**TASK:**
Extract the whole listing as it stands. Do not include the pictures.

**DATA BLOCK:**
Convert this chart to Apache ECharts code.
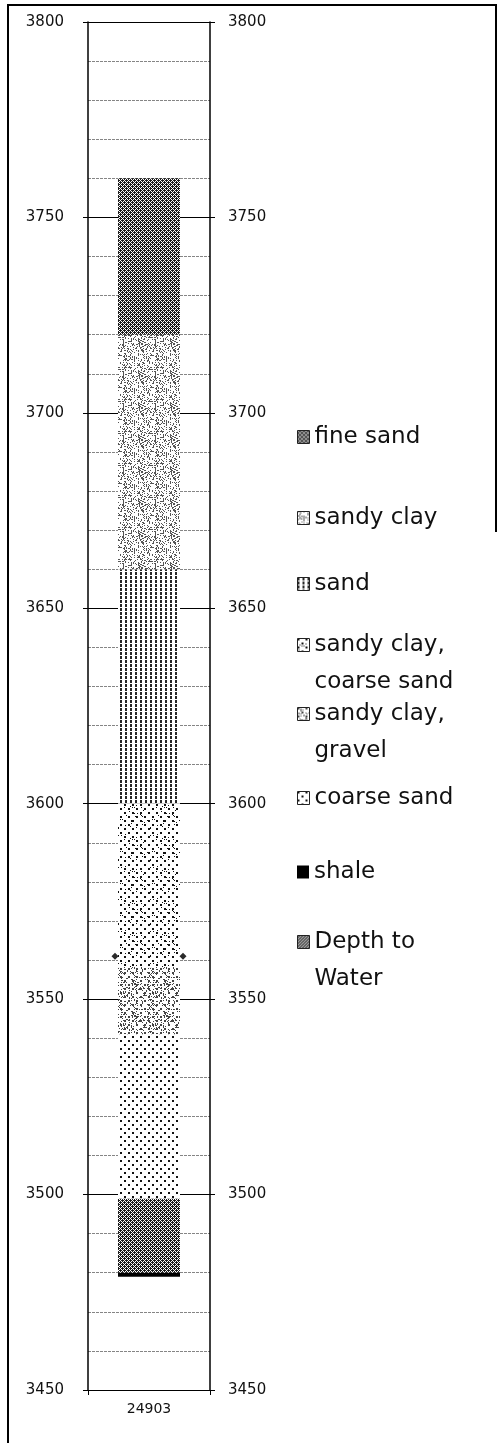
<!DOCTYPE html>
<html><head><meta charset="utf-8">
<script src="https://cdn.jsdelivr.net/npm/echarts@6/dist/echarts.min.js"></script>
<style>html,body{margin:0;padding:0;background:#fff}#c{width:498px;height:1443px}</style>
</head><body><div id="c"></div>
<script>
// ---- data ----
const categories = ['24903'];
const wellBottom = 3479;
const layerNames = ['shale', 'fine sand', 'coarse sand', 'sandy clay, gravel', 'sandy clay, coarse sand', 'sand', 'sandy clay', 'fine sand'];
const layerTops  = [3480, 3499, 3541, 3558, 3600, 3660, 3720, 3760];
const depthToWater = [3561];
const yMin = 3450, yMax = 3800, yInterval = 50;
const legendNames = ['fine sand', 'sandy clay', 'sand', 'sandy clay, coarse sand', 'sandy clay, gravel', 'coarse sand', 'shale', 'Depth to Water'];

// ---- texture patterns (visual fill only) ----
function hash(x, y) {
  let h = (x * 374761393 + y * 668265263) | 0;
  h = (h ^ (h >>> 13)) * 1274126177 | 0;
  return ((h ^ (h >>> 16)) >>> 0) % 100;
}
function makePattern(w, h, color, fn) {
  const c = document.createElement('canvas');
  c.width = w; c.height = h;
  const g = c.getContext('2d');
  g.fillStyle = '#ffffff'; g.fillRect(0, 0, w, h);
  g.fillStyle = color;
  for (let y = 0; y < h; y++) for (let x = 0; x < w; x++) if (fn(x, y)) g.fillRect(x, y, 1, 1);
  return { image: c, repeat: 'repeat' };
}
const dots = (x, y) => ((x % 8) < 2 && (y % 8) < 2) || ((x % 8) >= 4 && (x % 8) < 6 && (y % 8) >= 4 && (y % 8) < 6);
const patterns = {
  'fine sand': makePattern(4, 4, '#1c1c1c', (x, y) => !((x + y) % 4 === 0 || (x - y + 4) % 4 === 0)),
  'sandy clay': makePattern(32, 32, '#555', (x, y) => hash(x, y) < 28),
  'sand': makePattern(5, 4, '#262626', (x, y) => x < 2 && y < 3),
  'sandy clay, coarse sand': makePattern(32, 32, '#111', (x, y) => dots(x, y) || hash(x, y) < 4),
  'sandy clay, gravel': makePattern(32, 32, '#444', (x, y) => dots(x, y) || hash(x + 7, y) < 18),
  'coarse sand': makePattern(8, 8, '#111', dots),
  'shale': '#000000',
  'Depth to Water': makePattern(3, 3, '#333', (x, y) => (x + y) % 3 !== 0)
};

const FONT = 'DejaVu Sans';
const barWidth = 62;

const series = [{
  name: 'base', type: 'bar', stack: 'well', data: [wellBottom], barWidth: barWidth,
  itemStyle: { color: 'rgba(0,0,0,0)' }, silent: true
}];
let prev = wellBottom;
layerTops.forEach((top, i) => {
  series.push({
    name: layerNames[i], type: 'bar', stack: 'well', barWidth: barWidth,
    data: [top - prev], itemStyle: { color: patterns[layerNames[i]] }
  });
  prev = top;
});
series.push({
  name: 'Depth to Water', type: 'custom', z: 10,
  data: depthToWater.map(v => [0, v]),
  encode: { x: 0, y: 1 },
  itemStyle: { color: patterns['Depth to Water'] },
  renderItem: function (params, api) {
    const p = api.coord([api.value(0), api.value(1)]);
    const half = barWidth / 2 + 3, s = 3.5;
    return {
      type: 'group',
      children: [-1, 1].map(sg => ({
        type: 'polygon',
        shape: { points: [[p[0] + sg * half, p[1] - s], [p[0] + sg * half + s, p[1]], [p[0] + sg * half, p[1] + s], [p[0] + sg * half - s, p[1]]] },
        style: { fill: '#2a2a2a' }
      }))
    };
  }
});

// legend entry label text (line breaks as in the reference)
const legendLabels = {
  'sandy clay, coarse sand': ['sandy clay,', 'coarse sand'],
  'sandy clay, gravel': ['sandy clay,', 'gravel'],
  'Depth to Water': ['Depth to', 'Water']
};
const LH = 37;
// first-line centre y of each legend entry
const legendY = [437, 518, 584, 645, 714, 798, 872, 942];
const legends = legendNames.map((n, i) => {
  const two = !!legendLabels[n];
  return {
    left: 297, top: legendY[i] - (two ? LH * 1.5 : LH / 2), orient: 'vertical', padding: 0,
    itemWidth: 12, itemHeight: 13, itemGap: 0, selectedMode: false,
    formatter: function (name) {
      // a blank first line keeps the icon level with the first text line
      return legendLabels[name] ? ' \n' + legendLabels[name].join('\n') : name;
    },
    textStyle: { fontFamily: FONT, fontSize: 23, color: '#111', lineHeight: LH },
    data: [{ name: n, icon: 'rect', itemStyle: { color: patterns[n], borderColor: '#222', borderWidth: n === 'shale' ? 0 : 1 } }]
  };
});

const yLabel = v => String(v);

const chart = echarts.init(document.getElementById('c'));
chart.setOption({
  animation: false,
  backgroundColor: '#fff',
  grid: { left: 88, right: 288, top: 22, bottom: 53, containLabel: false },
  legend: legends,
  xAxis: {
    type: 'category', data: categories,
    axisLine: { lineStyle: { color: '#000', width: 1.2 } },
    axisTick: { show: true, length: 5, lineStyle: { color: '#000' } },
    axisLabel: { fontFamily: FONT, fontSize: 14, color: '#111', margin: 12 }
  },
  yAxis: [{
    type: 'value', min: yMin, max: yMax, interval: yInterval, position: 'left',
    axisLine: { show: true, lineStyle: { color: '#000', width: 1.5 } },
    axisTick: { show: true, length: 5, lineStyle: { color: '#000' } },
    axisLabel: { fontFamily: FONT, fontSize: 15, color: '#111', margin: 24, formatter: yLabel },
    splitLine: { show: true, lineStyle: { color: '#000', width: 1.2 } },
    minorTick: { show: false, splitNumber: 5 },
    minorSplitLine: { show: true, lineStyle: { color: '#666', width: 0.8, type: [3, 1] } }
  }, {
    type: 'value', min: yMin, max: yMax, interval: yInterval, position: 'right',
    axisLine: { show: true, lineStyle: { color: '#000', width: 1.5 } },
    axisTick: { show: true, length: 5, lineStyle: { color: '#000' } },
    axisLabel: { fontFamily: FONT, fontSize: 15, color: '#111', margin: 18, formatter: yLabel },
    splitLine: { show: false }
  }],
  graphic: [
    { type: 'polyline', silent: true, shape: { points: [[8, 1443], [8, 5], [496, 5], [496, 532]] }, style: { stroke: '#000', lineWidth: 2, fill: null } }
  ],
  series: series
});
</script>
</body></html>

**WRITTEN SOLUTION:**
Convert this chart to Apache ECharts code.
<!DOCTYPE html>
<html><head><meta charset="utf-8">
<script src="https://cdn.jsdelivr.net/npm/echarts@6/dist/echarts.min.js"></script>
<style>html,body{margin:0;padding:0;background:#fff}#c{width:498px;height:1443px}</style>
</head><body><div id="c"></div>
<script>
// ---- data ----
const categories = ['24903'];
const wellBottom = 3479;
const layerNames = ['shale', 'fine sand', 'coarse sand', 'sandy clay, gravel', 'sandy clay, coarse sand', 'sand', 'sandy clay', 'fine sand'];
const layerTops  = [3480, 3499, 3541, 3558, 3600, 3660, 3720, 3760];
const depthToWater = [3561];
const yMin = 3450, yMax = 3800, yInterval = 50;
const legendNames = ['fine sand', 'sandy clay', 'sand', 'sandy clay, coarse sand', 'sandy clay, gravel', 'coarse sand', 'shale', 'Depth to Water'];

// ---- texture patterns (visual fill only) ----
function hash(x, y) {
  let h = (x * 374761393 + y * 668265263) | 0;
  h = (h ^ (h >>> 13)) * 1274126177 | 0;
  return ((h ^ (h >>> 16)) >>> 0) % 100;
}
function makePattern(w, h, color, fn) {
  const c = document.createElement('canvas');
  c.width = w; c.height = h;
  const g = c.getContext('2d');
  g.fillStyle = '#ffffff'; g.fillRect(0, 0, w, h);
  g.fillStyle = color;
  for (let y = 0; y < h; y++) for (let x = 0; x < w; x++) if (fn(x, y)) g.fillRect(x, y, 1, 1);
  return { image: c, repeat: 'repeat' };
}
const dots = (x, y) => ((x % 8) < 2 && (y % 8) < 2) || ((x % 8) >= 4 && (x % 8) < 6 && (y % 8) >= 4 && (y % 8) < 6);
const patterns = {
  'fine sand': makePattern(4, 4, '#1c1c1c', (x, y) => !((x + y) % 4 === 0 || (x - y + 4) % 4 === 0)),
  'sandy clay': makePattern(32, 32, '#555', (x, y) => hash(x, y) < 28),
  'sand': makePattern(5, 4, '#262626', (x, y) => x < 2 && y < 3),
  'sandy clay, coarse sand': makePattern(32, 32, '#111', (x, y) => dots(x, y) || hash(x, y) < 4),
  'sandy clay, gravel': makePattern(32, 32, '#444', (x, y) => dots(x, y) || hash(x + 7, y) < 18),
  'coarse sand': makePattern(8, 8, '#111', dots),
  'shale': '#000000',
  'Depth to Water': makePattern(3, 3, '#333', (x, y) => (x + y) % 3 !== 0)
};

const FONT = 'DejaVu Sans';
const barWidth = 62;

const series = [{
  name: 'base', type: 'bar', stack: 'well', data: [wellBottom], barWidth: barWidth,
  itemStyle: { color: 'rgba(0,0,0,0)' }, silent: true
}];
let prev = wellBottom;
layerTops.forEach((top, i) => {
  series.push({
    name: layerNames[i], type: 'bar', stack: 'well', barWidth: barWidth,
    data: [top - prev], itemStyle: { color: patterns[layerNames[i]] }
  });
  prev = top;
});
series.push({
  name: 'Depth to Water', type: 'custom', z: 10,
  data: depthToWater.map(v => [0, v]),
  encode: { x: 0, y: 1 },
  itemStyle: { color: patterns['Depth to Water'] },
  renderItem: function (params, api) {
    const p = api.coord([api.value(0), api.value(1)]);
    const half = barWidth / 2 + 3, s = 3.5;
    return {
      type: 'group',
      children: [-1, 1].map(sg => ({
        type: 'polygon',
        shape: { points: [[p[0] + sg * half, p[1] - s], [p[0] + sg * half + s, p[1]], [p[0] + sg * half, p[1] + s], [p[0] + sg * half - s, p[1]]] },
        style: { fill: '#2a2a2a' }
      }))
    };
  }
});

// legend entry label text (line breaks as in the reference)
const legendLabels = {
  'sandy clay, coarse sand': ['sandy clay,', 'coarse sand'],
  'sandy clay, gravel': ['sandy clay,', 'gravel'],
  'Depth to Water': ['Depth to', 'Water']
};
const LH = 37;
// first-line centre y of each legend entry
const legendY = [437, 518, 584, 645, 714, 798, 872, 942];
const legends = legendNames.map((n, i) => {
  const two = !!legendLabels[n];
  return {
    left: 297, top: legendY[i] - (two ? LH * 1.5 : LH / 2), orient: 'vertical', padding: 0,
    itemWidth: 12, itemHeight: 13, itemGap: 0, selectedMode: false,
    formatter: function (name) {
      // a blank first line keeps the icon level with the first text line
      return legendLabels[name] ? ' \n' + legendLabels[name].join('\n') : name;
    },
    textStyle: { fontFamily: FONT, fontSize: 23, color: '#111', lineHeight: LH },
    data: [{ name: n, icon: 'rect', itemStyle: { color: patterns[n], borderColor: '#222', borderWidth: n === 'shale' ? 0 : 1 } }]
  };
});

const yLabel = v => String(v);

const chart = echarts.init(document.getElementById('c'));
chart.setOption({
  animation: false,
  backgroundColor: '#fff',
  grid: { left: 88, right: 288, top: 22, bottom: 53, containLabel: false },
  legend: legends,
  xAxis: {
    type: 'category', data: categories,
    axisLine: { lineStyle: { color: '#000', width: 1.2 } },
    axisTick: { show: true, length: 5, lineStyle: { color: '#000' } },
    axisLabel: { fontFamily: FONT, fontSize: 14, color: '#111', margin: 12 }
  },
  yAxis: [{
    type: 'value', min: yMin, max: yMax, interval: yInterval, position: 'left',
    axisLine: { show: true, lineStyle: { color: '#000', width: 1.5 } },
    axisTick: { show: true, length: 5, lineStyle: { color: '#000' } },
    axisLabel: { fontFamily: FONT, fontSize: 15, color: '#111', margin: 24, formatter: yLabel },
    splitLine: { show: true, lineStyle: { color: '#000', width: 1.2 } },
    minorTick: { show: false, splitNumber: 5 },
    minorSplitLine: { show: true, lineStyle: { color: '#666', width: 0.8, type: [3, 1] } }
  }, {
    type: 'value', min: yMin, max: yMax, interval: yInterval, position: 'right',
    axisLine: { show: true, lineStyle: { color: '#000', width: 1.5 } },
    axisTick: { show: true, length: 5, lineStyle: { color: '#000' } },
    axisLabel: { fontFamily: FONT, fontSize: 15, color: '#111', margin: 18, formatter: yLabel },
    splitLine: { show: false }
  }],
  graphic: [
    { type: 'polyline', silent: true, shape: { points: [[8, 1443], [8, 5], [496, 5], [496, 532]] }, style: { stroke: '#000', lineWidth: 2, fill: null } }
  ],
  series: series
});
</script>
</body></html>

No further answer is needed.